__Aim of the task__: Where a line contains the string "this", copy that line.

__Exercise material__:
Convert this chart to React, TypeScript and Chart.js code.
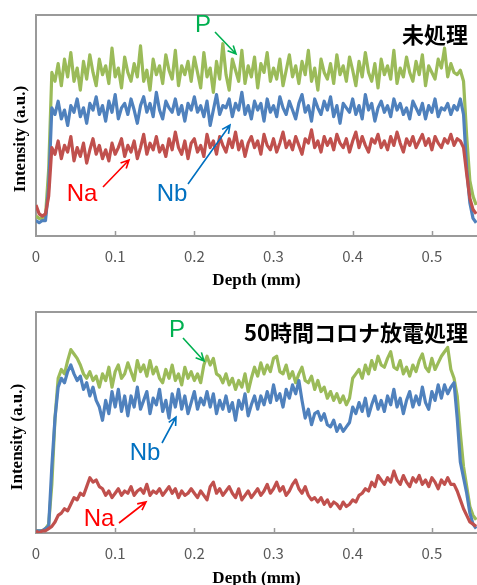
import { useEffect, useRef } from "react";
import { Chart, registerables } from "chart.js";

Chart.register(...registerables);

// Depth grid (mm), one sample every 0.004 mm
const DEPTH_STEP = 0.004;
const N_POINTS = 140;
const DEPTH = Array.from({ length: N_POINTS }, (_, i) => Math.round(i * DEPTH_STEP * 1000) / 1000);
const X_TICKS = [0, 0.1, 0.2, 0.3, 0.4, 0.5];
const X_MAX = 0.557;
const X_TITLE = "Depth (mm)";
const Y_TITLE = "Intensity (a.u.)";
const SERIES_NAMES = ["Na", "Nb", "P"];

// ---- 未処理 (untreated) ----
const TOP_TITLE = "未処理";
const TOP_P = [
  9, 8, 8, 9, 30, 74, 70, 78, 68, 80,
  72, 83, 70, 76, 66, 79, 71, 82, 74, 68,
  80, 73, 77, 69, 85, 72, 76, 67, 81, 74,
  70, 78, 72, 86, 70, 75, 66, 80, 73, 77,
  69, 82, 75, 71, 84, 68, 77, 73, 79, 70,
  81, 74, 67, 83, 72, 76, 65, 79, 71, 87,
  73, 66, 80, 75, 70, 84, 69, 77, 72, 81,
  67, 78, 74, 83, 70, 76, 71, 80, 68, 75,
  82, 72, 77, 69, 79, 73, 84, 70, 76, 66,
  80, 74, 71, 78, 69, 82, 73, 77, 70, 81,
  75, 68, 79, 72, 83, 74, 70, 78, 67, 80,
  73, 77, 71, 84, 69, 76, 72, 81, 74, 70,
  79, 73, 82, 68, 77, 74, 71, 80, 76, 85,
  72, 78, 74, 73, 75, 70, 45, 25, 18, 14,
];
const TOP_NB = [
  7, 6, 7, 7, 22, 58, 55, 61, 53, 57,
  50, 59, 56, 62, 54, 58, 51, 60, 57, 63,
  55, 59, 52, 61, 56, 64, 53, 58, 60, 55,
  62, 57, 51, 59, 63, 56, 60, 54, 65, 57,
  53, 61, 58, 56, 62, 55, 59, 52, 60, 57,
  63, 56, 59, 54, 61, 50, 57, 64, 55, 59,
  58, 62, 54, 60, 57, 65, 55, 59, 53, 61,
  57, 60, 52, 62, 56, 59, 54, 63, 58, 55,
  61, 57, 53, 60, 64, 56, 59, 52, 62, 58,
  55, 61, 57, 63, 54, 59, 51, 60, 58, 56,
  62, 55, 59, 53, 64, 57, 60, 52, 58, 61,
  56, 59, 54, 62, 57, 60, 55, 58, 53, 61,
  58, 55, 60, 53, 59, 56, 62, 54, 58, 57,
  60, 55, 59, 57, 62, 55, 30, 15, 8, 6,
];
const TOP_NA = [
  14, 10, 9, 10, 18, 40, 37, 43, 35, 41,
  38, 45, 34, 40, 36, 42, 33, 39, 44, 37,
  41, 35, 39, 34, 42, 37, 40, 44, 36, 41,
  38, 43, 35, 40, 46, 37, 42, 39, 45, 38,
  41, 36, 44, 39, 47, 40, 37, 43, 35, 42,
  44, 38, 41, 36, 46, 40, 43, 37, 45, 41,
  38, 44, 40, 47, 39, 43, 36, 42, 45, 40,
  43, 37, 46, 41, 39, 44, 38, 42, 47, 40,
  43, 39, 45, 41, 37, 44, 42, 48, 40, 43,
  38, 45, 41, 44, 39, 46, 42, 40, 44, 38,
  43, 47, 40, 45, 41, 38, 44, 42, 46, 40,
  43, 39, 45, 41, 47, 42, 38, 44, 41, 45,
  40, 43, 46, 41, 44, 39, 45, 42, 40, 44,
  42, 46, 41, 44, 43, 40, 28, 17, 12, 10,
];

// ---- 50時間コロナ放電処理 (50 h corona discharge) ----
const BOT_TITLE = "50時間コロナ放電処理";
const BOT_P = [
  1, 1, 1, 2, 4, 22, 52, 70, 74, 72,
  78, 83, 81, 79, 76, 72, 70, 73, 69, 71,
  66, 72, 69, 75, 66, 73, 76, 70, 72, 77,
  73, 69, 78, 73, 76, 71, 78, 72, 75, 70,
  68, 74, 70, 76, 69, 72, 67, 75, 70, 73,
  69, 72, 68, 76, 80, 76, 79, 72, 71, 68,
  72, 67, 70, 65, 69, 66, 72, 64, 70, 75,
  71, 77, 72, 76, 73, 79, 80, 73, 72, 76,
  70, 73, 68, 72, 75, 69, 68, 71, 65, 69,
  64, 66, 61, 64, 60, 63, 59, 62, 58, 61,
  70, 72, 74, 70, 76, 72, 78, 74, 80, 76,
  75, 79, 82, 75, 74, 78, 72, 75, 71, 76,
  73, 78, 81, 75, 73, 79, 74, 77, 80, 82,
  84, 74, 70, 62, 45, 30, 21, 12, 8, 6,
];
const BOT_NB = [
  1, 1, 1, 2, 3, 30, 52, 66, 70, 68,
  73, 76, 72, 69, 71, 65, 68, 62, 66, 60,
  57, 51, 60, 54, 64, 57, 65, 55, 62, 53,
  62, 57, 66, 56, 60, 64, 54, 61, 58, 65,
  55, 60, 52, 63, 57, 65, 56, 62, 54, 59,
  64, 56, 61, 58, 64, 57, 63, 54, 60, 56,
  62, 55, 59, 51, 60, 56, 63, 53, 58, 62,
  56, 62, 58, 64, 59, 67, 60, 63, 57, 65,
  61, 67, 63, 69, 60, 52, 56, 49, 54, 55,
  51, 54, 49, 48, 51, 46, 49, 46, 48, 50,
  57, 54, 59, 55, 61, 53, 58, 62, 56, 60,
  55, 62, 58, 65, 57, 61, 54, 60, 64, 57,
  62, 58, 66, 59, 56, 64, 60, 67, 61, 67,
  63, 66, 68, 52, 32, 25, 18, 9, 4, 2,
];
const BOT_NA = [
  1, 0, 1, 1, 2, 3, 5, 8, 9, 11,
  10, 13, 16, 15, 18, 17, 21, 25, 23, 24,
  21, 20, 17, 19, 16, 18, 20, 17, 19, 18,
  21, 17, 19, 20, 18, 22, 17, 19, 18, 20,
  17, 19, 21, 18, 20, 16, 19, 17, 18, 20,
  18, 16, 19, 17, 15, 21, 23, 18, 20, 17,
  19, 21, 18, 16, 20, 15, 17, 19, 16, 18,
  20, 17, 19, 22, 18, 20, 23, 19, 21, 17,
  19, 22, 24, 20, 18, 21, 17, 15, 16, 14,
  16, 13, 15, 12, 14, 13, 11, 14, 12, 13,
  15, 14, 17, 18, 20, 19, 23, 21, 26, 24,
  22, 25, 23, 28, 24, 22, 26, 23, 21, 25,
  23, 26, 22, 24, 21, 25, 23, 20, 24, 22,
  25, 22, 22, 19, 15, 11, 8, 5, 4, 3,
];

const LINE_COLORS = { Na: "#C0504D", Nb: "#4F81BD", P: "#9BBB59" };
const LABEL_COLORS = { Na: "#FF0000", Nb: "#0070C0", P: "#00B050" };
const AXIS_COLOR = "#9a9a9a";

type Label = { text: string; key: "Na" | "Nb" | "P"; x: number; y: number; ax1: number; ay1: number; ax2: number; ay2: number };
type PanelCfg = {
  title: string;
  titleY: number;
  xTitleY: number;
  yTitleX: number;
  yTitleY: number;
  labels: Label[];
};

function decorPlugin(cfg: PanelCfg) {
  return {
    id: "decor",
    afterDraw(chart: any) {
      const ctx = chart.ctx as CanvasRenderingContext2D;
      const a = chart.chartArea;
      const xs = chart.scales.x;
      ctx.save();
      ctx.strokeStyle = AXIS_COLOR;
      ctx.lineWidth = 2;
      ctx.beginPath();
      ctx.moveTo(a.left - 1, a.top);
      ctx.lineTo(a.right, a.top);
      ctx.stroke();
      ctx.lineWidth = 1.5;
      for (const t of X_TICKS) {
        if (t === 0) continue;
        const px = Math.round(xs.getPixelForValue(t)) + 0.5;
        ctx.beginPath();
        ctx.moveTo(px, a.bottom);
        ctx.lineTo(px, a.bottom - 5);
        ctx.stroke();
      }
      ctx.fillStyle = "#000";
      ctx.textAlign = "center";
      ctx.textBaseline = "middle";
      ctx.font = 'bold 17px "Liberation Serif", serif';
      ctx.fillText(X_TITLE, (a.left + a.right) / 2, cfg.xTitleY);
      ctx.save();
      ctx.translate(cfg.yTitleX, cfg.yTitleY);
      ctx.rotate(-Math.PI / 2);
      ctx.fillText(Y_TITLE, 0, 0);
      ctx.restore();
      ctx.textAlign = "right";
      ctx.font = 'bold 22px "Noto Sans CJK JP", sans-serif';
      ctx.fillText(cfg.title, 468, cfg.titleY);
      for (const l of cfg.labels) {
        const c = LABEL_COLORS[l.key];
        ctx.fillStyle = c;
        ctx.strokeStyle = c;
        ctx.textAlign = "center";
        ctx.font = '24px "Liberation Sans", Arial, sans-serif';
        ctx.fillText(l.text, l.x, l.y);
        ctx.lineWidth = 1.6;
        ctx.beginPath();
        ctx.moveTo(l.ax1, l.ay1);
        ctx.lineTo(l.ax2, l.ay2);
        const ang = Math.atan2(l.ay2 - l.ay1, l.ax2 - l.ax1);
        const hl = 9;
        const spread = 0.45;
        ctx.moveTo(l.ax2 - hl * Math.cos(ang - spread), l.ay2 - hl * Math.sin(ang - spread));
        ctx.lineTo(l.ax2, l.ay2);
        ctx.lineTo(l.ax2 - hl * Math.cos(ang + spread), l.ay2 - hl * Math.sin(ang + spread));
        ctx.stroke();
      }
      ctx.restore();
    },
  };
}

function makeConfig(na: number[], nb: number[], p: number[], cfg: PanelCfg, padTop: number, xAxisH: number): any {
  const series = [na, nb, p];
  return {
    type: "line",
    data: {
      datasets: SERIES_NAMES.map((name, k) => ({
        label: name,
        data: series[k].map((v, i) => ({ x: DEPTH[i], y: v })),
        borderColor: LINE_COLORS[name as "Na" | "Nb" | "P"],
        borderWidth: 3.2,
        pointRadius: 0,
        tension: 0,
        borderJoinStyle: "round",
        fill: false,
      })),
    },
    options: {
      animation: false,
      responsive: false,
      devicePixelRatio: 1,
      layout: { padding: { left: 36, top: padTop, right: 0, bottom: 0 } },
      plugins: { legend: { display: false }, tooltip: { enabled: false }, title: { display: false } },
      scales: {
        x: {
          type: "linear",
          min: 0,
          max: X_MAX,
          grid: { display: false, drawTicks: false },
          border: { display: true, color: AXIS_COLOR, width: 2 },
          afterBuildTicks: (s: any) => {
            s.ticks = X_TICKS.map((v) => ({ value: v }));
          },
          afterFit: (s: any) => {
            s.height = xAxisH;
          },
          ticks: {
            maxRotation: 0,
            autoSkip: false,
            padding: 11,
            color: "#595959",
            font: { family: '"Noto Sans CJK JP", sans-serif', size: 15 },
            callback: (v: number) => String(v),
          },
        },
        y: {
          min: 0,
          max: 100,
          grid: { display: false, drawTicks: false },
          border: { display: true, color: AXIS_COLOR, width: 2 },
          ticks: { display: false },
          afterFit: (s: any) => {
            s.width = 0;
          },
        },
      },
    },
    plugins: [decorPlugin(cfg)],
  };
}

const TOP_CFG: PanelCfg = {
  title: TOP_TITLE,
  titleY: 35,
  xTitleY: 281,
  yTitleX: 21,
  yTitleY: 139,
  labels: [
    { text: "P", key: "P", x: 203, y: 25, ax1: 215, ay1: 32, ax2: 236, ay2: 54 },
    { text: "Na", key: "Na", x: 82, y: 194, ax1: 103, ay1: 187, ax2: 129, ay2: 160 },
    { text: "Nb", key: "Nb", x: 172, y: 194, ax1: 188, ay1: 184, ax2: 230, ay2: 125 },
  ],
};

const BOT_CFG: PanelCfg = {
  title: BOT_TITLE,
  titleY: 37,
  xTitleY: 283,
  yTitleX: 18,
  yTitleY: 141,
  labels: [
    { text: "P", key: "P", x: 177, y: 34, ax1: 183, ay1: 42, ax2: 204, ay2: 65 },
    { text: "Nb", key: "Nb", x: 145, y: 157, ax1: 162, ay1: 147, ax2: 176, ay2: 121 },
    { text: "Na", key: "Na", x: 99, y: 223, ax1: 119, ay1: 227, ax2: 146, ay2: 206 },
  ],
};

export default function App() {
  const topRef = useRef<HTMLCanvasElement>(null);
  const botRef = useRef<HTMLCanvasElement>(null);

  useEffect(() => {
    document.body.style.margin = "0";
    const c1 = new Chart(topRef.current!, makeConfig(TOP_NA, TOP_NB, TOP_P, TOP_CFG, 15, 56));
    const c2 = new Chart(botRef.current!, makeConfig(BOT_NA, BOT_NB, BOT_P, BOT_CFG, 16, 52));
    return () => {
      c1.destroy();
      c2.destroy();
    };
  }, []);

  return (
    <div style={{ position: "relative", width: 477, height: 585, background: "#fff", overflow: "hidden" }}>
      <canvas ref={topRef} width={477} height={292} style={{ position: "absolute", left: 0, top: 0, width: 477, height: 292 }} />
      <canvas ref={botRef} width={477} height={289} style={{ position: "absolute", left: 0, top: 296, width: 477, height: 289 }} />
    </div>
  );
}
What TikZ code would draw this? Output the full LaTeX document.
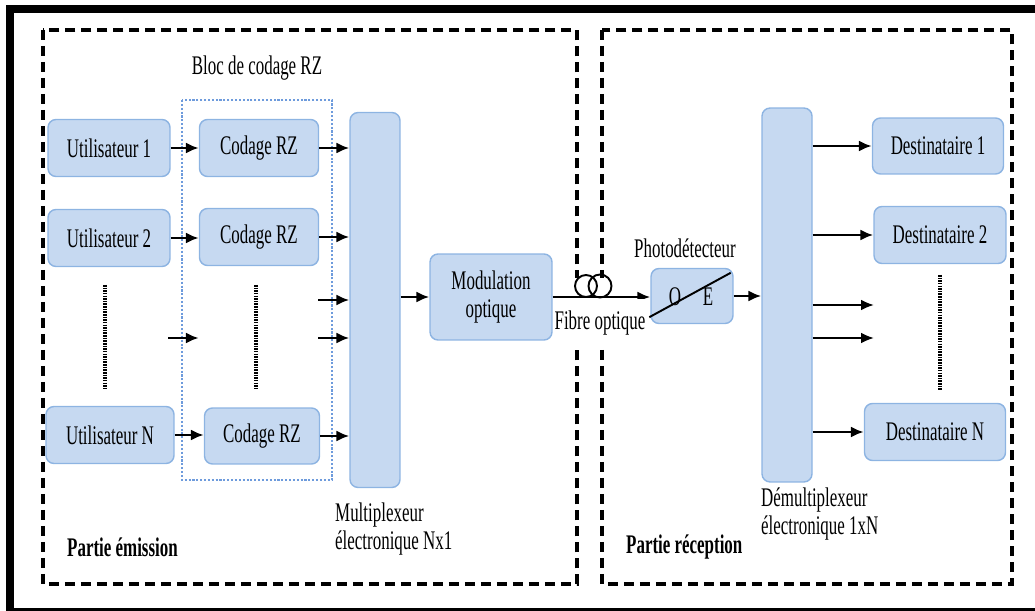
\documentclass[tikz,border=0pt]{standalone}
\usepackage{fontspec}
\setmainfont[FakeStretch=0.63]{Liberation Serif}
\usetikzlibrary{calc,arrows.meta}

\definecolor{boxfill}{RGB}{198,217,241}
\definecolor{boxline}{RGB}{141,180,226}
\definecolor{dotblue}{RGB}{110,155,220}

\tikzset{
    blocbox/.style={draw=boxline, fill=boxfill, rounded corners=0.16cm, line width=0.8pt, align=center, inner sep=0pt},
    fleche/.style={-{Latex[length=2.6mm,width=2.2mm]}, line width=1.3pt},
    partie/.style={line width=1.9pt, dash pattern=on 0.2cm off 0.12cm},
    pointille/.style={line width=1.8pt, dash pattern=on 0.9pt off 0.6pt},
}

\begin{document}
\begin{tikzpicture}[x=0.02cm, y=-0.02cm, font=\fontsize{15.3pt}{15.8pt}\selectfont]
    \useasboundingbox (0,0) rectangle (1035,611);
    \draw [line width=0.16cm] (10,9) rectangle (1045,612);
    % zones
    \draw [partie] (43,30) rectangle (577,584);
    \draw [partie] (602,30) rectangle (1012,584);
    \draw [dotblue, line width=1.2pt, densely dotted] (182,100) rectangle (332,480);
    \node (bloc) at (257,68) {Bloc de codage RZ};
    \node [font=\fontsize{15.3pt}{15.8pt}\selectfont\bfseries, anchor=west] (emis) at (61,547) {Partie émission};
    \node [font=\fontsize{15.3pt}{15.8pt}\selectfont\bfseries, anchor=west] (recep) at (620,547) {Partie réception};

    % emission
    \node [blocbox, minimum width=2.44cm, minimum height=1.14cm] (u1) at (109,148) {Utilisateur 1};
    \node [blocbox, minimum width=2.44cm, minimum height=1.14cm] (u2) at (109,238) {Utilisateur 2};
    \node [blocbox, minimum width=2.56cm, minimum height=1.14cm] (uN) at (110,435) {Utilisateur N};
    \node [blocbox, minimum width=2.38cm, minimum height=1.14cm] (c1) at (259,148) {Codage RZ};
    \node [blocbox, minimum width=2.38cm, minimum height=1.14cm] (c2) at (259,237) {Codage RZ};
    \node [blocbox, minimum width=2.30cm, minimum height=1.12cm] (cN) at (262,436) {Codage RZ};
    \node [blocbox, minimum width=1cm, minimum height=7.5cm] (mux) at (375,300) {};
    \node [anchor=west, align=left] (muxlbl) at (329,529) {Multiplexeur\\électronique Nx1};
    \node [blocbox, minimum width=2.44cm, minimum height=1.72cm] (mod) at (491,297) {Modulation\\optique};

    \draw [fleche] (u1) -- (c1);
    \draw [fleche] (u2.east) -- (u2.east -| c2.west);
    \draw [fleche] (uN.east) -- (uN.east -| cN.west);
    \coordinate (e1) at (168,338);
    \draw [fleche] (e1) -- (e1 -| c2.west);
    \draw [fleche] (c1.east) -- (c1.east -| mux.west);
    \draw [fleche] (c2.east) -- (c2.east -| mux.west);
    \coordinate (e2) at (318,300);
    \coordinate (e3) at (318,338);
    \draw [fleche] (e2) -- (e2 -| mux.west);
    \draw [fleche] (e3) -- (e3 -| mux.west);
    \draw [fleche] (cN.east) -- (cN.east -| mux.west);
    \draw [fleche] (mux.east |- mod.west) -- (mod.west);
    \draw [pointille] (105,285) -- (105,388);
    \draw [pointille] (256,285) -- (256,388);

    % fibre
    \node [blocbox, minimum width=1.64cm, minimum height=1.1cm] (pd) at (692,296) {};
    \node (pdlbl) at (685,248) {Photodétecteur};
    \fill [white] (570,278) rectangle (614,297);
    \draw [line width=1.1pt] (586,286) circle [radius=0.22cm];
    \draw [line width=1.1pt] (600,286) circle [radius=0.23cm];
    \draw [fleche] (mod.east) -- (mod.east -| pd.west);
    \node [fill=white, inner ysep=7pt, inner xsep=1pt] (fibre) at (600,323) {Fibre optique};
    \draw [line width=1.1pt] ([shift={(-1,-7)}]pd.south west) -- ([shift={(-3,5)}]pd.north east);
    \node (pdo) at (675,297) {O};
    \node (pde) at (708,297) {E};

    % reception
    \node [blocbox, minimum width=1cm, minimum height=7.48cm] (demux) at (787,295) {};
    \node [anchor=west, align=left] (demuxlbl) at (755,514) {Démultiplexeur\\électronique 1xN};
    \node [blocbox, minimum width=2.62cm, minimum height=1.12cm] (d1) at (938,146) {Destinataire 1};
    \node [blocbox, minimum width=2.64cm, minimum height=1.14cm] (d2) at (940,235) {Destinataire 2};
    \node [blocbox, minimum width=2.82cm, minimum height=1.14cm] (dN) at (935,432) {Destinataire N};
    \draw [fleche] (pd.east) -- (pd.east -| demux.west);
    \draw [fleche] (demux.east |- d1.west) -- (d1.west);
    \draw [fleche] (demux.east |- d2.west) -- (d2.west);
    \coordinate (s1) at (874,305);
    \coordinate (s2) at (874,338);
    \draw [fleche] (demux.east |- s1) -- (s1);
    \draw [fleche] (demux.east |- s2) -- (s2);
    \draw [fleche] (demux.east |- dN.west) -- (dN.west);
    \draw [pointille] (940,275) -- (940,390);
\end{tikzpicture}
\end{document}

__Reply to the exercise__:
Convert this chart to React, TypeScript and Chart.js code.
What TikZ code would draw this? Output the full LaTeX document.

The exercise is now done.